Remember those Guinness commercials from the early 2000s with the tagline “Good things come to those who wait” (or maybe, if you predate the no-mess squeeze bottles, you remember the Heinz ketchup commercials with the same tagline from the 1980s)? In wage and hour law, good things come to those who document good wage and hour practices.
We have written in the past about the myth of unauthorized overtime. A recent California appellate case, Jong v. Kaiser Foundation Health Plan, shows how you can make unauthorized overtime’s impact on your business a myth, too. Under the FLSA, employees are entitled to pay for any time that they are “suffered or permitted” to work. The Jong case focuses on the exceedingly common fact pattern where a non-exempt employee (here an “Outpatient Pharmacy Manager” or “OPM”) claims that an employer’s “lofty expectations” forced him to work additional hours off the clock. Jong claimed that Kaiser held OPMs accountable for meeting certain budgets, and that he had been disciplined in part because overtime he reported caused him to exceed his targets. Sounds pretty typical so far, right?

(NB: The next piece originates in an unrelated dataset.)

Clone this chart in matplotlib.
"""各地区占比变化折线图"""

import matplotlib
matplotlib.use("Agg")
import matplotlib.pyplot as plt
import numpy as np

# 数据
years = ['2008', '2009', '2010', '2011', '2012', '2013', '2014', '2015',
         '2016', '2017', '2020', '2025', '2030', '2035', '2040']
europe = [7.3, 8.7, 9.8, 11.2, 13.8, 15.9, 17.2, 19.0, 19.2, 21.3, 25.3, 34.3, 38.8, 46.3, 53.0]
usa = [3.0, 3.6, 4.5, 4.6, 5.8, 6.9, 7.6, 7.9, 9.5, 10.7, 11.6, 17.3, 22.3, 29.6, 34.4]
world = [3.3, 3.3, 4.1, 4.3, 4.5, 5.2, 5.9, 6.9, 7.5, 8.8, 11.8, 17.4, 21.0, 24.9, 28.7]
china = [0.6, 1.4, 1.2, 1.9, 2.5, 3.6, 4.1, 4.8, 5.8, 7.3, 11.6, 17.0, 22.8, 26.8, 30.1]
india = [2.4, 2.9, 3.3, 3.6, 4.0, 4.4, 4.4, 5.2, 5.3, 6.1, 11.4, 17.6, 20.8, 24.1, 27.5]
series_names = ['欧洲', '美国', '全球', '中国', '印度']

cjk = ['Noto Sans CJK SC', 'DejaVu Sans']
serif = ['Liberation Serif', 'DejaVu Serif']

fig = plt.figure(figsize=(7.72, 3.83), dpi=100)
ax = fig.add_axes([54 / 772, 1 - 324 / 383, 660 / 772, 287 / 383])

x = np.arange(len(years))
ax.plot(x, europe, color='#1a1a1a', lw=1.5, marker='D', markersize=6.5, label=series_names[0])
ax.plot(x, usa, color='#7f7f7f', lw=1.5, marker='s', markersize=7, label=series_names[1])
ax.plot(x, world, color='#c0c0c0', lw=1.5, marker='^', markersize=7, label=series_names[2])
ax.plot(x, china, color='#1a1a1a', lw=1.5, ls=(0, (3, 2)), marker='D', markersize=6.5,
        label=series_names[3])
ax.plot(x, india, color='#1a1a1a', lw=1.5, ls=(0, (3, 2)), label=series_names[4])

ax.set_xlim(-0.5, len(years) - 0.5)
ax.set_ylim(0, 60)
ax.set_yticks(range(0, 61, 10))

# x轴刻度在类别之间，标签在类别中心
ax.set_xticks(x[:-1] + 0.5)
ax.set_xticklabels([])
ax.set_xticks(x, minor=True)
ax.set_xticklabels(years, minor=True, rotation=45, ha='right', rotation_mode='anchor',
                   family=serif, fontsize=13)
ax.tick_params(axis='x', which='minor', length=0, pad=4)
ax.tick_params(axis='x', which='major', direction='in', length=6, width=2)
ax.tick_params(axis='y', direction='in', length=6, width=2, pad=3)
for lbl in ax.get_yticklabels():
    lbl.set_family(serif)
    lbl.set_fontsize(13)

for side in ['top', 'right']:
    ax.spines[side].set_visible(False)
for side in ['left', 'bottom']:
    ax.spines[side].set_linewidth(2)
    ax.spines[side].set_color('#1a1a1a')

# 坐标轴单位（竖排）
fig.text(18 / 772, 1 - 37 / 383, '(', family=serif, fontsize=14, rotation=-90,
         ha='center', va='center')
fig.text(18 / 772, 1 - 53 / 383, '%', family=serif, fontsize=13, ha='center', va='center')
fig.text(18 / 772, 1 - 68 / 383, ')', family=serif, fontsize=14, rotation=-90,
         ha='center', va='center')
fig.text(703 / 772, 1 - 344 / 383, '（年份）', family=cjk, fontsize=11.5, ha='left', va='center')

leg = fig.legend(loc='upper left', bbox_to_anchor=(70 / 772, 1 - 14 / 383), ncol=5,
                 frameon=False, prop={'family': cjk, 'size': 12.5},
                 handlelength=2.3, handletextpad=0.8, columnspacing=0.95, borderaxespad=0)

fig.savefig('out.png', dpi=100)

The California court refused to hold Kaiser liable for the alleged overtime because Jong could not show that Kaiser had any knowledge (actual or constructive) that Jong actually worked overtime. How is that possible? According to Jong’s own testimony, Kaiser had a clear policy to pay employees for all hours worked, including overtime, and was not contingent on obtaining prior approval. Kaiser’s policies also required OPMs to use its tracking system to account for all hours worked. Worse for Jong, he had to admit that Kaiser had told him he was eligible to work overtime hours, that it had never denied his request to work overtime, that he had always been paid for all of the hours worked he reported, and that no one from Kaiser had ever told him to work off the clock. Indeed, evidence in the record showed that, in response to concerns that pharmacy employees were working off the clock, Kaiser had e-mailed its area pharmacy directors instructing them to tell staff “that working off the clock is unacceptable” and directing them to require OPMs to sign an attestation that “working off the clock is a violation of policy and may subject them to discipline.”

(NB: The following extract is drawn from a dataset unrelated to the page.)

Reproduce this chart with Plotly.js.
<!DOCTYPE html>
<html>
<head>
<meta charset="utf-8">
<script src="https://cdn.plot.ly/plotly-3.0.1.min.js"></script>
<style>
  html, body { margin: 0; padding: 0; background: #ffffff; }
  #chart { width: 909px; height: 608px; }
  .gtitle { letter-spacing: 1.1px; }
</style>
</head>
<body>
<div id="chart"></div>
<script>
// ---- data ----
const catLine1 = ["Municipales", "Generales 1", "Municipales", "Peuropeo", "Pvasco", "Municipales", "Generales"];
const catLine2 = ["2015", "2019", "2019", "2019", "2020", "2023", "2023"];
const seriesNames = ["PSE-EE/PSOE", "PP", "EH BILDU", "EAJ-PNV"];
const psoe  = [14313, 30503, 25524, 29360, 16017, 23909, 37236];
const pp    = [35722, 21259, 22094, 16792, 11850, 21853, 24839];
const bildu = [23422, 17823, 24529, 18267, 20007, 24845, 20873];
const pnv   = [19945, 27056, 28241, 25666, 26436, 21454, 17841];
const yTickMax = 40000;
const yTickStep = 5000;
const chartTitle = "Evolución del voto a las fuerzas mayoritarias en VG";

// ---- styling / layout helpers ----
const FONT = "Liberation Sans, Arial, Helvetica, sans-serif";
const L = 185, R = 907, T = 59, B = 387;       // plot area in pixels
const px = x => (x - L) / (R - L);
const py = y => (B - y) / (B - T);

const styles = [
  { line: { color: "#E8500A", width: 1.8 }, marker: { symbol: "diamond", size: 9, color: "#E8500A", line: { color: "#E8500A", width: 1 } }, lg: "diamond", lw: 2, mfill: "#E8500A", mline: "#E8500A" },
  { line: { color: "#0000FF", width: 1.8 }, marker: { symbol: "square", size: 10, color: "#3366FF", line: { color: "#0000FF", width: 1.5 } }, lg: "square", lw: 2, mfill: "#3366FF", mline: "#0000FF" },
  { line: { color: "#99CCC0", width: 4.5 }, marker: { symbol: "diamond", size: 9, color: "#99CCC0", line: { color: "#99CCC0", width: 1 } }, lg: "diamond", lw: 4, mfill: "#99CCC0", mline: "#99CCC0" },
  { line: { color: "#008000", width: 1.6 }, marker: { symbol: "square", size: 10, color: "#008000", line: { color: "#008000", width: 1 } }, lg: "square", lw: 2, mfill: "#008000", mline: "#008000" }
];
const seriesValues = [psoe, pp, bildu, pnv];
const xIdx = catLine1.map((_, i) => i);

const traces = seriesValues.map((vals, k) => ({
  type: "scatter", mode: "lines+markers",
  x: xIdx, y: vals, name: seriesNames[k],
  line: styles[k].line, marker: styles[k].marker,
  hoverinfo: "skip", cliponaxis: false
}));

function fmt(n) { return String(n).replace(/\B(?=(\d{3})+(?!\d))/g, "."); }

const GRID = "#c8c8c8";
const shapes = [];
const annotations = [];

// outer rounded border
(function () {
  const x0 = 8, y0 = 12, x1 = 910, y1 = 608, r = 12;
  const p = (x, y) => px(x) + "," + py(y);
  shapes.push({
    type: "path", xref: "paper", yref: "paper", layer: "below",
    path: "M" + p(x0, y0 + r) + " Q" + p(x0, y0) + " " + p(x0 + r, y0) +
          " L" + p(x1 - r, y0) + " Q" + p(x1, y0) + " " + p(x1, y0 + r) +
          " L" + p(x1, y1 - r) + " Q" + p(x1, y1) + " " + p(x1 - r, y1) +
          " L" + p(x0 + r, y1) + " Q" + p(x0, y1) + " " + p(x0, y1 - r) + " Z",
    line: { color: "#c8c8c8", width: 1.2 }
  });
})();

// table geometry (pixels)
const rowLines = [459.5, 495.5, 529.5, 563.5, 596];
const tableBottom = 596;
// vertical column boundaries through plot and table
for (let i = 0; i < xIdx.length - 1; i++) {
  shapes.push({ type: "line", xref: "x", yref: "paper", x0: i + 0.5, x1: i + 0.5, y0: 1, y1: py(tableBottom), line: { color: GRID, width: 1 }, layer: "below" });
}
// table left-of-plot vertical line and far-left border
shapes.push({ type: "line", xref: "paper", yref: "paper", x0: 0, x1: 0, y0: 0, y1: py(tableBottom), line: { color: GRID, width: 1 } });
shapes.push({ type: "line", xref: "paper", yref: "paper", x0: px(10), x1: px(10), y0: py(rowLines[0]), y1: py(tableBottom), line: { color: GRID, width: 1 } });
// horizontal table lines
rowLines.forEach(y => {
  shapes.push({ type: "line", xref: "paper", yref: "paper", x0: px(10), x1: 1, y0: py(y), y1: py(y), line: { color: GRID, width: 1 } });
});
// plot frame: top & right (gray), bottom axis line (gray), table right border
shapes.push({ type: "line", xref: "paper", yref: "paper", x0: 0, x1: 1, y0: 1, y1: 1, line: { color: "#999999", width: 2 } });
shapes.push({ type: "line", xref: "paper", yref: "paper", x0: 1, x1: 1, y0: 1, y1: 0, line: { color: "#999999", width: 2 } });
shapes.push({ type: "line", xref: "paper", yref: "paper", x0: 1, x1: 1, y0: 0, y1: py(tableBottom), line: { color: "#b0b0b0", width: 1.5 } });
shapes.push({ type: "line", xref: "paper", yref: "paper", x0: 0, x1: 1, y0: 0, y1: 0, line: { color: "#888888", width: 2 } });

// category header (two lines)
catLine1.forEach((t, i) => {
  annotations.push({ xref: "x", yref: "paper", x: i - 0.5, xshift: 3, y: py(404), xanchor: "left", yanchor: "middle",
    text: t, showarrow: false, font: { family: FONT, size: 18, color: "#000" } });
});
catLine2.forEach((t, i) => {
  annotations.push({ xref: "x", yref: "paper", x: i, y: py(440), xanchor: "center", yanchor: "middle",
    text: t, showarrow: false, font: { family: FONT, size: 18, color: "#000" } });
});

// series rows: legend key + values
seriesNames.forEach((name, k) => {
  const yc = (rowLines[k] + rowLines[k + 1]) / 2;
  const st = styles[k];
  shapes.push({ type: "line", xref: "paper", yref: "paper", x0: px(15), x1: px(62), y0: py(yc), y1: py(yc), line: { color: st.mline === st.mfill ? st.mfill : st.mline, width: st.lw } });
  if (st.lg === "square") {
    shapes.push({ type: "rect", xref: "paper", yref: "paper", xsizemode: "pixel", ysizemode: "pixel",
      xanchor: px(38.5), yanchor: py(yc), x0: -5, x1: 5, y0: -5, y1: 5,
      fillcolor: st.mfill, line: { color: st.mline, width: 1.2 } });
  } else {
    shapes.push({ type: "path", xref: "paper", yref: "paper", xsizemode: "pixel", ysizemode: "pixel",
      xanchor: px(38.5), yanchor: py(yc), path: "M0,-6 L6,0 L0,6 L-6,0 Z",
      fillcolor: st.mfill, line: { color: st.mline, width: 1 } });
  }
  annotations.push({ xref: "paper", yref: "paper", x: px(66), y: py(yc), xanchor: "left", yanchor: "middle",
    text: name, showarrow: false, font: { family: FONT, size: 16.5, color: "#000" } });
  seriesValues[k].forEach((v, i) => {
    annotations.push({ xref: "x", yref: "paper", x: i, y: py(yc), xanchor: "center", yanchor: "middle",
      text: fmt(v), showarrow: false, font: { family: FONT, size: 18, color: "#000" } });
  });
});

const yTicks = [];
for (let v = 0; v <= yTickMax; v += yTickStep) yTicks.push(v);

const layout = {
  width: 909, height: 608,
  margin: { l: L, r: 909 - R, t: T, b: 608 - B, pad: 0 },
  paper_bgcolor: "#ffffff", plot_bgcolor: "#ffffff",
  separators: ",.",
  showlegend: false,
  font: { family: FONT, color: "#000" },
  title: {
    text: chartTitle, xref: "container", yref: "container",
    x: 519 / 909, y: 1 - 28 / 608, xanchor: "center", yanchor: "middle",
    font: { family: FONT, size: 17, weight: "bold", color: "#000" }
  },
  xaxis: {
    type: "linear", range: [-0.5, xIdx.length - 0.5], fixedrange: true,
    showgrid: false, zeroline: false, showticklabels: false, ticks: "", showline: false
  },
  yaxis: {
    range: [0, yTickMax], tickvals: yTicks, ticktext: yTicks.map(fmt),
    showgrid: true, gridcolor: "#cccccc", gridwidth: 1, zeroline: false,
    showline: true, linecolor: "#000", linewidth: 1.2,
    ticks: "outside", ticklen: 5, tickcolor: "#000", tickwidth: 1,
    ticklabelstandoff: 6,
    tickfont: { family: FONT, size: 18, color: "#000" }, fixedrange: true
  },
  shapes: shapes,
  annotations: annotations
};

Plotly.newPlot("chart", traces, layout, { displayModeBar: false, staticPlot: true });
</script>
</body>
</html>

The appellate court concluded that Jong had failed to provide evidence that Kaiser was aware he had allegedly worked off the clock, and his claims were dismissed. Kaiser didn’t get off scot-free, though. The court refused to dismiss claims by two other OPMs who had demonstrated evidence that their area pharmacy directors were aware of their alleged off the clock work.
Kaiser’s success—and its failures—demonstrate why documenting policies and actually following them consistently are critical. So how can you survive “unauthorized overtime” claims? First, have a clear policy stating that you will pay employees for all hours worked and that working unauthorized overtime could subject them to discipline. It is perfectly legal to require employees to obtain authorization before working overtime hours, and to counsel or discipline employees who fail to follow this policy. Then, follow through by reminding employees of your policies. If overtime requires advance approval, make sure the employees understand this and are put on notice of the disciplinary consequences of working unauthorized overtime without such approval may result in discipline (and, yes, it is okay to be diplomatic and understanding on first offenses—not everything that happens to your employees is an opportunity to discipline them). Most importantly, make sure that employees record all of their time and that you properly pay them for all of it, whether authorized or not.
Kaiser’s partial victory shows how a commitment to establishing, communicating, and consistently enforcing off the clock and overtime policies can pay off for employers. The unauthorized overtime claims you DON’T get as a result will save you enough to enjoy a few extra pints of Guinness and some extra ketchup with your burger.